I’ve been working with Bash the last couple of days. I’m running Bash on my Windows (which is capable of running a Linux based shell with the latest Windows update). There are definitely still some challenges. I found out you must change your home directory due to Windows file organization, but I am able to navigate my PC through Bash fairly effectively. I can now create directories and delete files, however I am still confused about utilizing pipes and filters in Bash so I’m still attempting to understand/work through this on Bash as well as opening files through the terminal. Most functions transfer over well from Linux to Windows except opening files. There is a patch from Windows as well as a few workarounds including running cbwin (another terminal) which runs through Bash. While it is a lot of work, running linux through Windows seems like the better option once I figure out these bugs because of the ability to use linux based commands which permits more actions.

While continuing to manage Bash, I’ve also downloaded Anaconda3 which includes Python 3.6 and Jupyter. I’m familiarizing myself with Jupyter (which I open through the GUI system until I figure out Bash). Once I am more comfortable with Jupyter, I will move onto running Blast so that I can run the oyster proteomics data through Blast and hopefully identify some proteins!

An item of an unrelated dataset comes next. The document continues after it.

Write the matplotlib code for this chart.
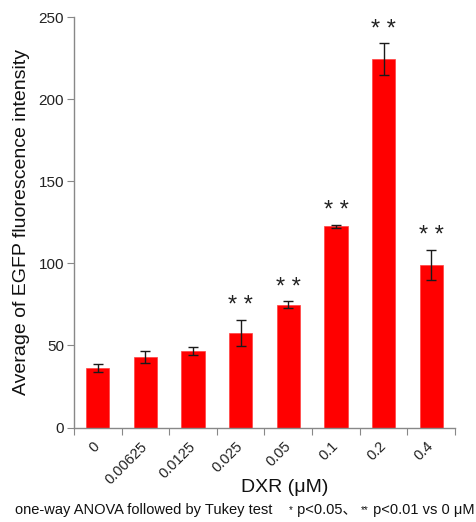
import matplotlib
matplotlib.use("Agg")
import matplotlib.pyplot as plt
import numpy as np

categories = ["0", "0.00625", "0.0125", "0.025", "0.05", "0.1", "0.2", "0.4"]
means = [36.2, 42.9, 46.6, 57.6, 74.8, 122.5, 224.6, 99.0]
errors = [2.5, 3.5, 2.5, 8.0, 2.0, 1.0, 9.5, 9.0]
significance = ["", "", "", "**", "**", "**", "**", "**"]
yticks = [0, 50, 100, 150, 200, 250]

plt.rcParams['font.family'] = ['Liberation Sans', 'Noto Sans CJK SC', 'DejaVu Sans']

fig = plt.figure(figsize=(4.77, 5.22), dpi=100)
ax = fig.add_axes([0.155, 0.181, 0.799, 0.786])

x = np.arange(len(categories))
ax.bar(x, means, width=0.49, color="#ff0000", edgecolor="#ff4040", linewidth=0.5, zorder=2)
ax.errorbar(x, means, yerr=errors, fmt="none", ecolor="#1a1a1a", elinewidth=1.0,
            capsize=3.5, capthick=1.0, zorder=3)

for xi, m, e, s in zip(x, means, errors, significance):
    if s:
        ax.annotate("* *", xy=(xi, m + e), xytext=(0, 2), textcoords="offset points",
                    ha="center", va="bottom", fontsize=17, color="#222222")

ax.set_xlim(-0.5, len(categories) - 0.5)
ax.set_ylim(0, 250)
ax.set_yticks(yticks)
ax.set_yticklabels([str(t) for t in yticks], fontsize=11, color="#222222")

ax.set_xticks(np.arange(len(categories) + 1) - 0.5)
ax.set_xticklabels([])
ax.set_xticks(x, minor=True)
ax.set_xticklabels(categories, minor=True, rotation=45, ha="right", va="center",
                   rotation_mode="anchor", fontsize=10.5, color="#222222")
ax.tick_params(axis="x", which="minor", length=0, pad=12)
ax.tick_params(axis="x", which="major", length=5, color="#888888", direction="out")
ax.tick_params(axis="y", length=5, color="#888888", direction="out", pad=2)

for side in ["top", "right"]:
    ax.spines[side].set_visible(False)
for side in ["left", "bottom"]:
    ax.spines[side].set_color("#888888")
    ax.spines[side].set_linewidth(1.0)

ax.set_ylabel("Average of EGFP fluorescence intensity", fontsize=14, color="#111111", labelpad=6)
fig.text(0.597, 0.067, "DXR (μM)", ha="center", va="center", fontsize=14, color="#111111")

# footnote with small star glyphs, placed piece by piece on a shared baseline
pieces = [("one-way ANOVA followed by Tukey test    ", 10.5, 0),
          ("*", 7, 1), (" p<0.05、 ", 10.5, 0), ("**", 7, 1), (" p<0.01 vs 0 μM", 10.5, 0)]
renderer = fig.canvas.get_renderer()
x_px = 15.0
base_px = 522 - 514
for txt, fs, lift in pieces:
    t = fig.text(x_px / 477, (base_px + lift) / 522, txt, fontsize=fs, color="#111111",
                 ha="left", va="baseline")
    bb = t.get_window_extent(renderer=renderer)
    x_px += bb.width

fig.savefig("out.png", dpi=100)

Kaitlyn’s Notebook: Oysters and Excel/Continuing Work

Using excel, I was asked to identify proteins that were consistently high or varied across samples in the Pacific oyster proteomic data.

First I had to figure out how to open up a .tsv file from Github which I had never done before. I saved the .tsv file by right clicking on the RAW link then I followed these instructions which were very straightforward.

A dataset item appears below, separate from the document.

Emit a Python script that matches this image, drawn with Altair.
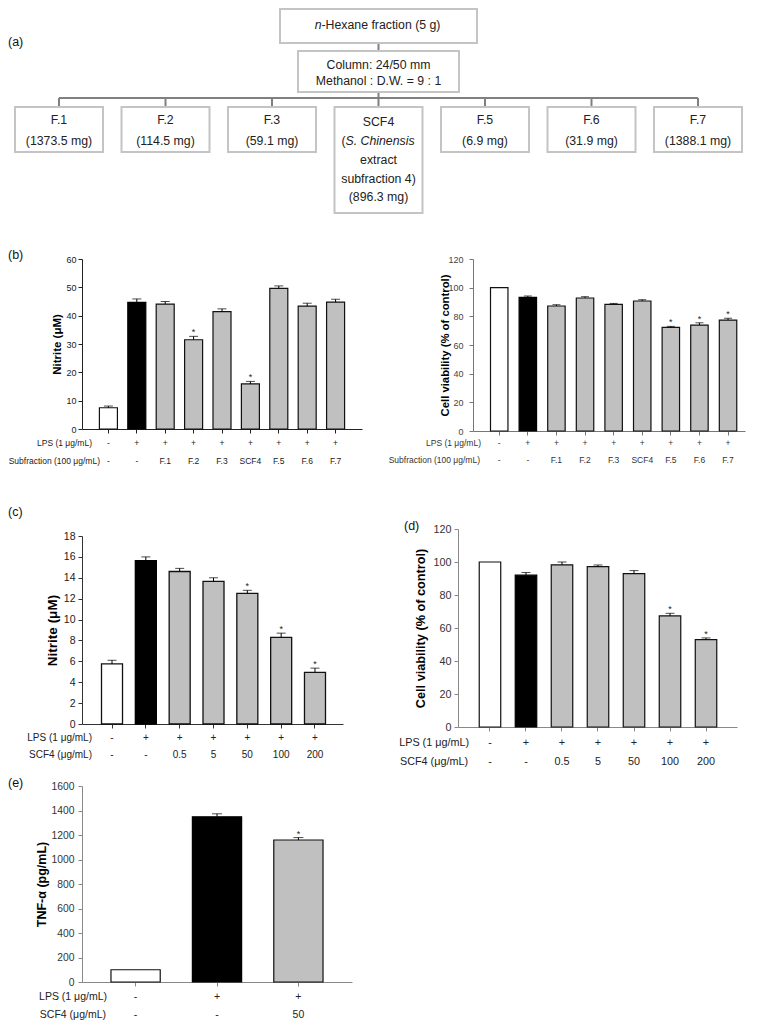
import altair as alt
import pandas as pd

FONT = "Liberation Sans"

# ---------------- (a) fractionation scheme ----------------
top_prefix = "n"
top_rest = "-Hexane fraction (5 g)"
column_lines = ["Column: 24/50 mm", "Methanol : D.W. = 9 : 1"]
frac_names = ["F.1", "F.2", "F.3", "SCF4", "F.5", "F.6", "F.7"]
frac_mass = ["(1373.5 mg)", "(114.5 mg)", "(59.1 mg)", "(896.3 mg)", "(6.9 mg)", "(31.9 mg)", "(1388.1 mg)"]
scf4_desc = ["(S. Chinensis", "extract", "subfraction 4)"]

# ---------------- (b) subfractions, 100 ug/mL ----------------
b_lps = ["-", "+", "+", "+", "+", "+", "+", "+", "+"]
b_sub = ["-", "-", "F.1", "F.2", "F.3", "SCF4", "F.5", "F.6", "F.7"]
b_no = [7.5, 44.7, 44.1, 31.5, 41.4, 15.9, 49.6, 43.4, 44.8]
b_no_err = [0.6, 1.2, 0.9, 1.2, 1.0, 0.9, 0.9, 1.0, 1.0]
b_no_sig = [0, 0, 0, 1, 0, 1, 0, 0, 0]
b_via = [100.0, 93.2, 87.2, 92.8, 88.3, 90.7, 72.3, 73.9, 77.4]
b_via_err = [0.0, 1.0, 0.9, 0.9, 0.7, 0.9, 0.7, 1.6, 1.2]
b_via_sig = [0, 0, 0, 0, 0, 0, 1, 1, 1]

# ---------------- (c), (d) SCF4 dose ----------------
cd_lps = ["-", "+", "+", "+", "+", "+", "+"]
cd_scf4 = ["-", "-", "0.5", "5", "50", "100", "200"]
c_no = [5.75, 15.65, 14.6, 13.65, 12.5, 8.3, 4.95]
c_no_err = [0.35, 0.35, 0.3, 0.35, 0.3, 0.4, 0.4]
c_sig = [0, 0, 0, 0, 1, 1, 1]
d_via = [100.0, 92.0, 98.3, 97.2, 93.0, 67.3, 53.0]
d_via_err = [0.0, 1.6, 1.7, 1.0, 1.8, 1.6, 1.0]
d_sig = [0, 0, 0, 0, 0, 1, 1]

# ---------------- (e) TNF-alpha ----------------
e_lps = ["-", "+", "+"]
e_scf4 = ["-", "-", "50"]
e_tnf = [100, 1349, 1159]
e_tnf_err = [0, 24, 20]
e_sig = [0, 0, 1]

KINDS = ["control", "lps", "treated"]


def panel(letter, letter_xy, rows, row_titles, vals, errs, sig, P):
    n = len(vals)
    kind = ["control" if rows[0][i] == "-" else ("lps" if rows[1][i] == "-" else "treated") for i in range(n)]
    df = pd.DataFrame({
        "key": list(range(n)),
        "v": vals,
        "e": errs,
        "hi": [v + e for v, e in zip(vals, errs)],
        "kind": kind,
        "sig": ["*" if s else "" for s in sig],
        "r1": rows[0],
        "r2": rows[1],
    })
    h = P["h"]
    xs = alt.Scale(domain=list(range(n)), paddingInner=P["pi"], paddingOuter=P["po"], align=P["align"])
    X = alt.X("key:O", scale=xs, axis=alt.Axis(labels=False, title=None, tickSize=4, domainColor=P["axc"],
                                               tickColor=P["axc"], domainWidth=1, tickWidth=1))
    ys = alt.Scale(domain=[0, P["ymax"]], nice=False, zero=True)
    yax = alt.Axis(values=list(range(0, P["ymax"] + 1, P["ystep"])), format="d", title=P["ytitle"],
                   titleFontSize=P["tfs"], titleFontWeight="bold", titleAngle=270, titleX=P["tx"],
                   titleY=h / 2, titleAlign="center", titleBaseline="middle", titleColor="#000",
                   labelFontSize=P["lfs"], labelColor=P["lc"], labelPadding=P["lp"], tickSize=4,
                   domainColor=P["axc"], tickColor=P["axc"], grid=False)
    base = alt.Chart(df)
    bars = base.mark_bar(strokeWidth=P["sw"]).encode(
        x=X,
        y=alt.Y("v:Q", scale=ys, axis=yax),
        fill=alt.Fill("kind:N", scale=alt.Scale(domain=KINDS, range=P["fills"]), legend=None),
        stroke=alt.Stroke("kind:N", scale=alt.Scale(domain=KINDS, range=P["strokes"]), legend=None),
    )
    errbase = base.transform_filter("datum.e > 0")
    rule = errbase.mark_rule(color="#000", strokeWidth=1).encode(
        x=X, y=alt.Y("v:Q", scale=ys, axis=yax), y2="hi:Q")
    cap = errbase.mark_tick(color="#000", thickness=1, size=P["cap"]).encode(
        x=X, y=alt.Y("hi:Q", scale=ys, axis=yax))
    stars = base.transform_filter("datum.sig != ''").mark_text(
        fontSize=9, baseline="bottom", dy=1, color="#222").encode(
        x=X, y=alt.Y("hi:Q", scale=ys, axis=yax), text="sig:N")
    r1 = base.mark_text(fontSize=P["rfs"], color=P["rc"], baseline="middle").encode(
        x=X, y=alt.value(h + P["ro"][0]), text="r1:N")
    r2 = base.mark_text(fontSize=P["rfs"], color=P["rc"], baseline="middle").encode(
        x=X, y=alt.value(h + P["ro"][1]), text="r2:N")
    t1 = alt.Chart(pd.DataFrame({"t": [row_titles[0]]})).mark_text(
        fontSize=P["rfs"], color=P["rc"], align="right", baseline="middle").encode(
        x=alt.value(P["re"][0]), y=alt.value(h + P["ro"][0]), text="t:N")
    t2 = alt.Chart(pd.DataFrame({"t": [row_titles[1]]})).mark_text(
        fontSize=P["rfs"], color=P["rc"], align="right", baseline="middle").encode(
        x=alt.value(P["re"][1]), y=alt.value(h + P["ro"][1]), text="t:N")
    layers = [bars, rule, cap, stars, r1, r2, t1, t2]
    if letter:
        lab = alt.Chart(pd.DataFrame({"t": [letter]})).mark_text(
            fontSize=12.5, color="#111", align="left", baseline="middle").encode(
            x=alt.value(letter_xy[0]), y=alt.value(letter_xy[1]), text="t:N")
        layers.append(lab)
    return alt.layer(*layers).properties(width=P["w"], height=h)


# ---------------- flowchart ----------------
CW = 106.5  # px per column (layout)
fx = alt.Scale(domain=[0, 6], range=[-23, -23 + 6 * CW], nice=False, zero=False)
fy = alt.Scale(domain=[0, 215], range=[-8, 207], nice=False, zero=False)
mid = 3
half_small = 44 / CW
boxes = [
    {"x0": mid - 98.5 / CW, "x1": mid + 98.5 / CW, "y0": 9, "y1": 43},
    {"x0": mid - 80.5 / CW, "x1": mid + 80.5 / CW, "y0": 51, "y1": 92},
]
for i, nm in enumerate(frac_names):
    boxes.append({"x0": i - half_small, "x1": i + half_small, "y0": 107,
                  "y1": 213 if nm == "SCF4" else 152})
box_df = pd.DataFrame(boxes)

segs = [
    {"x0": mid, "x1": mid, "y0": 43, "y1": 51},
    {"x0": mid, "x1": mid, "y0": 92, "y1": 98},
    {"x0": 0, "x1": len(frac_names) - 1, "y0": 98, "y1": 98},
]
for i in range(len(frac_names)):
    segs.append({"x0": i, "x1": i, "y0": 98, "y1": 107})
seg_df = pd.DataFrame(segs)

txt = [{"c": mid, "y": 65, "t": column_lines[0]}, {"c": mid, "y": 81, "t": column_lines[1]}]
for i, (nm, ms) in enumerate(zip(frac_names, frac_mass)):
    if nm == "SCF4":
        txt.append({"c": i, "y": 122, "t": nm})
        txt.append({"c": i, "y": 160, "t": scf4_desc[1]})
        txt.append({"c": i, "y": 179, "t": scf4_desc[2]})
        txt.append({"c": i, "y": 197, "t": ms})
    else:
        txt.append({"c": i, "y": 120, "t": nm})
        txt.append({"c": i, "y": 141, "t": ms})
txt_df = pd.DataFrame(txt)
scf4_i = frac_names.index("SCF4")

FS = 12.3
TC = "#222"
seg_layer = alt.Chart(seg_df).mark_rule(color="#808080", strokeWidth=2).encode(
    x=alt.X("x0:Q", scale=fx, axis=None), x2="x1:Q",
    y=alt.Y("y0:Q", scale=fy, axis=None), y2="y1:Q")
box_layer = alt.Chart(box_df).mark_rect(fill="white", stroke="#c4c4c4", strokeWidth=2).encode(
    x=alt.X("x0:Q", scale=fx, axis=None), x2="x1:Q",
    y=alt.Y("y0:Q", scale=fy, axis=None), y2="y1:Q")
txt_layer = alt.Chart(txt_df).mark_text(fontSize=FS, color=TC, baseline="middle").encode(
    x=alt.X("c:Q", scale=fx, axis=None), y=alt.Y("y:Q", scale=fy, axis=None), text="t:N")
top_df = pd.DataFrame({"c": [mid], "y": [25], "p": [top_prefix], "r": [top_rest]})
top_n = alt.Chart(top_df).mark_text(fontSize=FS, color=TC, baseline="middle", align="right",
                                    fontStyle="italic", dx=-57).encode(
    x=alt.X("c:Q", scale=fx, axis=None), y=alt.Y("y:Q", scale=fy, axis=None), text="p:N")
top_r = alt.Chart(top_df).mark_text(fontSize=FS, color=TC, baseline="middle", align="left", dx=-57).encode(
    x=alt.X("c:Q", scale=fx, axis=None), y=alt.Y("y:Q", scale=fy, axis=None), text="r:N")
sc_df = pd.DataFrame({"c": [scf4_i], "y": [141], "p": [scf4_desc[0][0]], "r": [scf4_desc[0][1:]]})
sc_p = alt.Chart(sc_df).mark_text(fontSize=FS, color=TC, baseline="middle", align="right", dx=-33).encode(
    x=alt.X("c:Q", scale=fx, axis=None), y=alt.Y("y:Q", scale=fy, axis=None), text="p:N")
sc_r = alt.Chart(sc_df).mark_text(fontSize=FS, color=TC, baseline="middle", align="left",
                                  fontStyle="italic", dx=-33).encode(
    x=alt.X("c:Q", scale=fx, axis=None), y=alt.Y("y:Q", scale=fy, axis=None), text="r:N")
a_lab = alt.Chart(pd.DataFrame({"t": ["(a)"]})).mark_text(
    fontSize=12.5, color="#111", align="left", baseline="middle").encode(
    x=alt.value(-74), y=alt.value(34), text="t:N")
flow = alt.layer(seg_layer, box_layer, txt_layer, top_n, top_r, sc_p, sc_r, a_lab).properties(
    width=670, height=153)

# ---------------- panels ----------------
Pb1 = dict(w=280, h=170, ymax=60, ystep=10, ytitle="Nitrite (\u03bcM)", tfs=11.5, tx=-25, lfs=9, lc="#222",
           lp=2, axc="#222", pi=0.366, po=0.613, align=0.5, sw=1.2, cap=9,
           fills=["#ffffff", "#000000", "#c0c0c0"], strokes=["#111", "#000", "#111"],
           rfs=8.5, rc="#222", ro=(14, 32), re=(10, 18))
Pb2 = dict(w=272, h=172, ymax=120, ystep=20, ytitle="Cell viability (% of control)", tfs=11.3, tx=-28,
           lfs=9, lc="#444", lp=6, axc="#777", pi=0.39, po=0.45, align=0.68, sw=1.2, cap=8,
           fills=["#ffffff", "#000000", "#b0b0b0"], strokes=["#555", "#000", "#7a7a7a"],
           rfs=8.5, rc="#333", ro=(12, 29), re=(8, 7))
Pc = dict(w=261, h=188, ymax=18, ystep=2, ytitle="Nitrite (\u03bcM)", tfs=13.5, tx=-30, lfs=10.5,
          lc="#222", lp=3, axc="#333", pi=0.379, po=0.547, align=0.527, sw=1.3, cap=9,
          fills=["#ffffff", "#000000", "#c0c0c0"], strokes=["#111", "#000", "#111"],
          rfs=10, rc="#222", ro=(14, 31), re=(10, 10))
Pd = dict(w=279, h=198, ymax=120, ystep=20, ytitle="Cell viability (% of control)", tfs=12.7, tx=-38,
          lfs=10.8, lc="#333", lp=3, axc="#888", pi=0.403, po=0.576, align=0.512, sw=1.2, cap=9,
          fills=["#ffffff", "#000000", "#ababab"], strokes=["#555", "#000", "#7a7a7a"],
          rfs=10.8, rc="#222", ro=(16, 35), re=(11, 10))
Pe = dict(w=270, h=196, ymax=1600, ystep=200, ytitle="TNF-\u03b1 (pg/mL)", tfs=12.5, tx=-41, lfs=10.3,
          lc="#333", lp=4, axc="#888", pi=0.395, po=0.356, align=0.5, sw=1.2, cap=10,
          fills=["#ffffff", "#000000", "#b4b4b4"], strokes=["#777", "#000", "#888"],
          rfs=10.5, rc="#222", ro=(15, 33), re=(25, 24))

b1 = panel("(b)", (-74, -4), [b_lps, b_sub], ["LPS (1 \u03bcg/mL)", "Subfraction (100 \u03bcg/mL)"],
           b_no, b_no_err, b_no_sig, Pb1)
b2 = panel(None, None, [b_lps, b_sub], ["LPS (1 \u03bcg/mL)", "Subfraction (100 \u03bcg/mL)"],
           b_via, b_via_err, b_via_sig, Pb2)
c = panel("(c)", (-74, -24), [cd_lps, cd_scf4], ["LPS (1 \u03bcg/mL)", "SCF4 (\u03bcg/mL)"],
          c_no, c_no_err, c_sig, Pc)
d = panel("(d)", (-54, -3), [cd_lps, cd_scf4], ["LPS (1 \u03bcg/mL)", "SCF4 (\u03bcg/mL)"],
          d_via, d_via_err, d_sig, Pd)
e = panel("(e)", (-74, -3), [e_lps, e_scf4], ["LPS (1 \u03bcg/mL)", "SCF4 (\u03bcg/mL)"],
          e_tnf, e_tnf_err, e_sig, Pe)


def spacer(h):
    return alt.Chart(pd.DataFrame({"a": [0]})).mark_point(opacity=0).encode(
        x=alt.value(0), y=alt.value(0)).properties(width=1, height=h)


# With flush bounds, nested concat groups count as zero-size, so spacings below
# are measured from the start of each nested group.
colC = alt.vconcat(alt.vconcat(spacer(1), c, spacing=6, bounds="flush"), e, spacing=257, bounds="flush")
rowB = alt.hconcat(b1, b2, spacing=111, bounds="flush")
rowCD = alt.hconcat(colC, d, spacing=376, bounds="flush")

chart = alt.vconcat(flow, rowB, spacer(74), rowCD, spacing=98, bounds="flush").properties(
    padding={"left": 0, "top": 0, "right": 0, "bottom": 0}
).configure(font=FONT).configure_view(stroke=None)

chart.save("out.html", embed_options={"renderer": "svg", "actions": False})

Once I had the file open in excel, I decided used the average(n…) and median(n…) function on all rows.I then selected conditional formatting and choose a color gradient in order to better visualize protein values for each rows. The average would show those that had higher protein counts while the median could provide insight to potential outliers.

I also wanted to provide a range for each row, however I could not find a command for this action. Instead I used the min(n…) and max(n…) functions in separate columns. I created a subsequent column subtracting the minimum value from the maximum value in each row to provide one value representing a range. This time I chose data bars for conditional formatting, mostly to mix it up from the previous selection.

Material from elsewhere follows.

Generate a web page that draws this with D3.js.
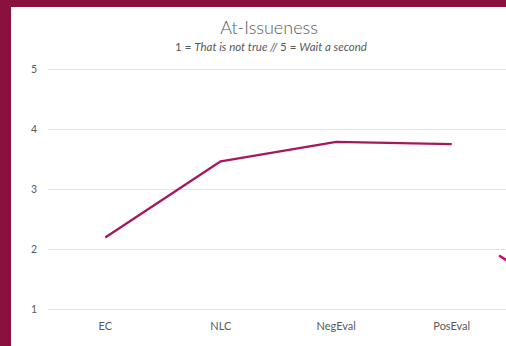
<!DOCTYPE html>
<html>
<head>
<meta charset="utf-8">
<script src="https://cdn.jsdelivr.net/npm/d3@7"></script>
<style>
  body { margin: 0; background: #8a1040; overflow: hidden; }
  text { font-family: Lato, 'Open Sans', sans-serif; }
</style>
</head>
<body>
<script>
// chart data
const categories = ['EC', 'NLC', 'NegEval', 'PosEval']
const values = [2.2, 3.47, 3.795, 3.755]
const yTicks = [1, 2, 3, 4, 5]
// stray line from the neighbouring chart, in category / value units
const strayPts = [[3.41, 1.9], [3.55, 1.72]]

const width = 506, height = 346
const svg = d3.select('body').append('svg')
    .attr('width', width)
    .attr('height', height)

// white slide area
svg.append('rect')
    .attr('x', 11).attr('y', 7)
    .attr('width', width - 11).attr('height', height - 7)
    .attr('fill', '#fff')

const x = d3.scaleBand().domain(categories).range([47.5, 509.5])
const xi = d3.scaleLinear().domain([0, 3]).range([x('EC') + x.bandwidth() / 2, x('PosEval') + x.bandwidth() / 2])
const y = d3.scaleLinear().domain([1, 5]).range([309.5, 69.5])

// gridlines
svg.append('g')
  .selectAll('line')
  .data(yTicks)
  .enter().append('line')
    .attr('x1', 47.5).attr('x2', width)
    .attr('y1', d => y(d)).attr('y2', d => y(d))
    .attr('stroke', '#e3e3e3')
    .attr('stroke-width', 1)

const yAxis = d3.axisLeft(y).tickValues(yTicks).tickFormat(d3.format('d')).tickSize(0).tickPadding(0)
svg.append('g')
    .attr('transform', 'translate(37,0)')
    .call(yAxis)
    .call(g => g.select('.domain').remove())
    .selectAll('text')
      .attr('fill', '#595959')
      .style('font-size', '10.5px')

const xAxis = d3.axisBottom(x).tickSize(0).tickPadding(0)
svg.append('g')
    .attr('transform', 'translate(0,322)')
    .call(xAxis)
    .call(g => g.select('.domain').remove())
    .selectAll('text')
      .attr('fill', '#595959')
      .style('font-size', '11px')

// series line
svg.append('path')
    .datum(values)
    .attr('fill', 'none')
    .attr('stroke', '#a6185c')
    .attr('stroke-width', 2.25)
    .attr('stroke-linejoin', 'round')
    .attr('d', d3.line()
        .x((d, i) => x(categories[i]) + x.bandwidth() / 2)
        .y(d => y(d)))

svg.append('path')
    .datum(strayPts)
    .attr('fill', 'none')
    .attr('stroke', '#d4046e')
    .attr('stroke-width', 2.5)
    .attr('d', d3.line().x(d => xi(d[0])).y(d => y(d[1])))

// titles
svg.append('text')
    .attr('x', 269).attr('y', 34)
    .attr('text-anchor', 'middle')
    .attr('fill', '#595959')
    .style('font-size', '18px')
    .style('font-weight', 300)
    .text('At-Issueness')

const sub = svg.append('text')
    .attr('x', 271).attr('y', 51)
    .attr('text-anchor', 'middle')
    .attr('fill', '#595959')
    .style('font-size', '11.5px')
sub.append('tspan').text('1 = ')
sub.append('tspan').style('font-style', 'italic').text('That is not true // ')
sub.append('tspan').text('5 = ')
sub.append('tspan').style('font-style', 'italic').text('Wait a second')
</script>
</body>
</html>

After posting my progress on the file, there was discussion of possible error in technical replicates. In an attempt to show where differences in the sample and technical replicates(denoted by …#A) may be substantial, I calculated averages and medians for the samples and technical replicates. Next, I subtracted the replicate protein values from the original sample values. Then I assigned new rule under conditional formatting to mark values with a difference greater than 10- which I arbitrarily choose but can easily be changed.

Rules in conditional formatting

It seems there are continued problems identifying why replicates had significantly different values, but I will work on using blast to identify these proteins next.

I have also been trying to familiarize myself with bash. Fortunately I am running a 64 bit version of windows which enables me to use bash rather than Git. I enabled developer mode which allowed me to run Linux based programs including bash. I am going to start working through the bash tutorial for FISH546. I will also start looking into running blast with large files (to identify the Pacific Oyster proteins) in addition to familiarizing myself with Jupyter.

This is all pretty new to me (Github and WordPress included) but I’m really enjoying learning more about bioinformatics and working with something new!